Toespraak Rutte bij uitreiking Four Freedoms Award

Engelstalige toespraak van minister-president Rutte bij de uitreiking van de Four Freedoms Award aan de oud-president van Brazilië, Luiz Inácio Lula da Silva (Lula), in Middelburg op 12 mei 2012. 

Freedom of Speech and Expression, Freedom of Worship, Freedom from Want, Freedom from Fear: with these words, Franklin Roosevelt defined a world based on the fundamental concept that all people – everywhere in the world – have the right to live free from the scourge of poverty, at peace with themselves and with their neighbours; a world where everyone has the right to earn a living wage; a world where the voice of the poor stands on equal footing with that of the rich and powerful.
On this, the twelfth day of May 2012, we honour a man who has dedicated his life to this vision, by presenting the International Franklin Delano Roosevelt Four Freedoms Award to Mr Luiz Inácio Lula da Silva, or, as everyone knows him, ‘Lula’.

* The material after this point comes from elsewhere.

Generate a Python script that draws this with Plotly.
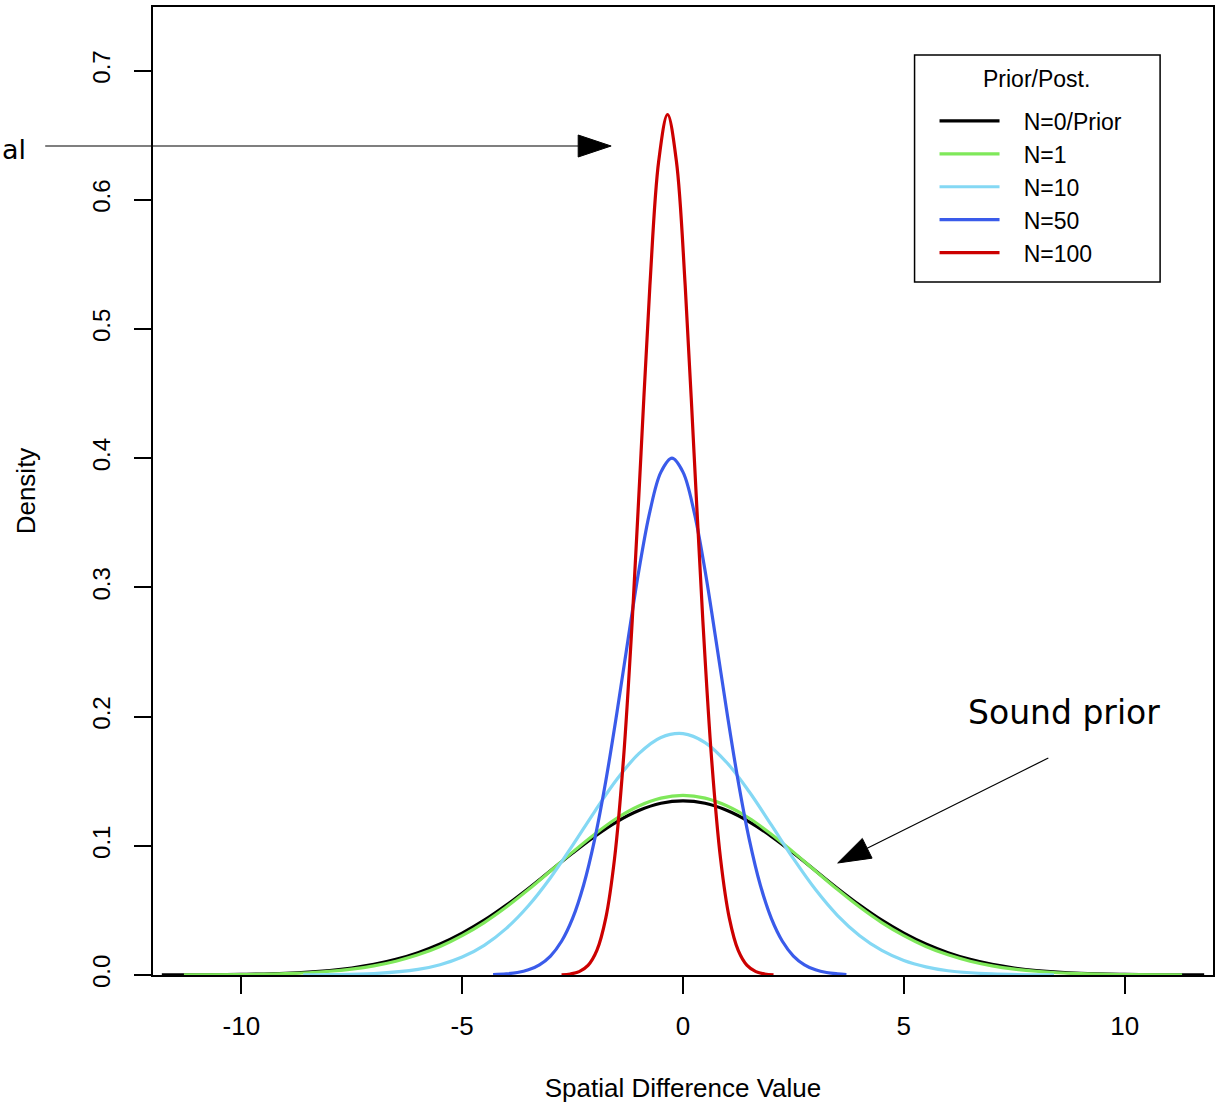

The son of peasants born in the dust bowl of north-eastern Brazil, Lula has known one constant in his life: the need to work. It was this reality that led his mother to travel 1,900 miles on the back of a flat-bed truck to the slums of São Paulo when he was only seven years old. And this reality that led him to shine shoes and sell candy on the street to help his single mother support him and his seven siblings. At the age of 14, with only a fifth-grade education, he left school to work at a screw manufacturing plant that enrolled him in a technical school where he became certified as a lathe operator.

Lula would spend the rest of his adolescence working in a sheet metal plant, where at 19 he lost his little finger on the graveyard shift. These struggles, and the encouragement of his older brother ‘Frei Chico’, led him to make one of the most important decisions in his life: to join the labour movement.

In those days, when Brazil was ruled by a military junta, championing labour was a dangerous activity. Yet Lula persisted and became president of the metal workers union of São Bernardo do Campo, an industrial city in the São Paulo Metropolitan Area. By 1980 he had become a national figure, defying the generals and the bosses through a series of illegal strikes that practically shut down Brazil’s industrial sector. He was arrested as a threat to Brazil’s national security and spent 30 days in jail. Later, he would be tried and only after a few years would his conviction be overturned.

If anything, his arrest inspired Lula to work even harder for the rights of labour, and in 1980 he joined an effort to found the Partido dos Trabalhadores, or Workers Party. From 1982 on, the Workers Party fielded candidates in every election. In 1986 Lula achieved his first political victory by gaining a seat in the Brazilian Congress – with the best electoral result for a deputy in Brazilian history. In 1989 he decided to run for national office in the first democratic elections for president since 1960. He lost, but would run for president again and again. His critics dismissed him as unelectable. But Lula refused to give up, and in October 2002 he and the Brazilian people proved them wrong, securing the presidency with the biggest electoral landslide in Brazilian history.

Since that day Brazil, and indeed the rest of the world, has never been the same. As president, Lula’s pragmatic policies and steadfast determination to rid Brazil of extreme poverty and social injustice were an inspiration to people everywhere. Moreover, his lifelong commitment to social and economic justice, coupled with his resolve to help foster a climate of peace and reconciliation among all nations, led President Obama and others to call him ‘the most popular politician on earth’.

More than seven decades ago Franklin Roosevelt reminded us that for democracy to survive, we must insist that ‘the employer-employee relationship should be one between free men and equals’.  FDR insisted on this, because, like the man we celebrate today, he understood that without the dignity of work, and the right to enjoy the Four Freedoms, democracy cannot survive. It is in recognition of his tireless efforts to secure these essential human freedoms, not only for the people of his beloved country but for the less fortunate the world over, that we thank and honour Luiz Inácio Lula da Silva.

I deeply regret that Lula cannot be here today to accept his Four Freedoms Award in person. But I am pleased and honoured that Mrs Clara Ant, who has known him so long and so well, is accepting the award on his behalf.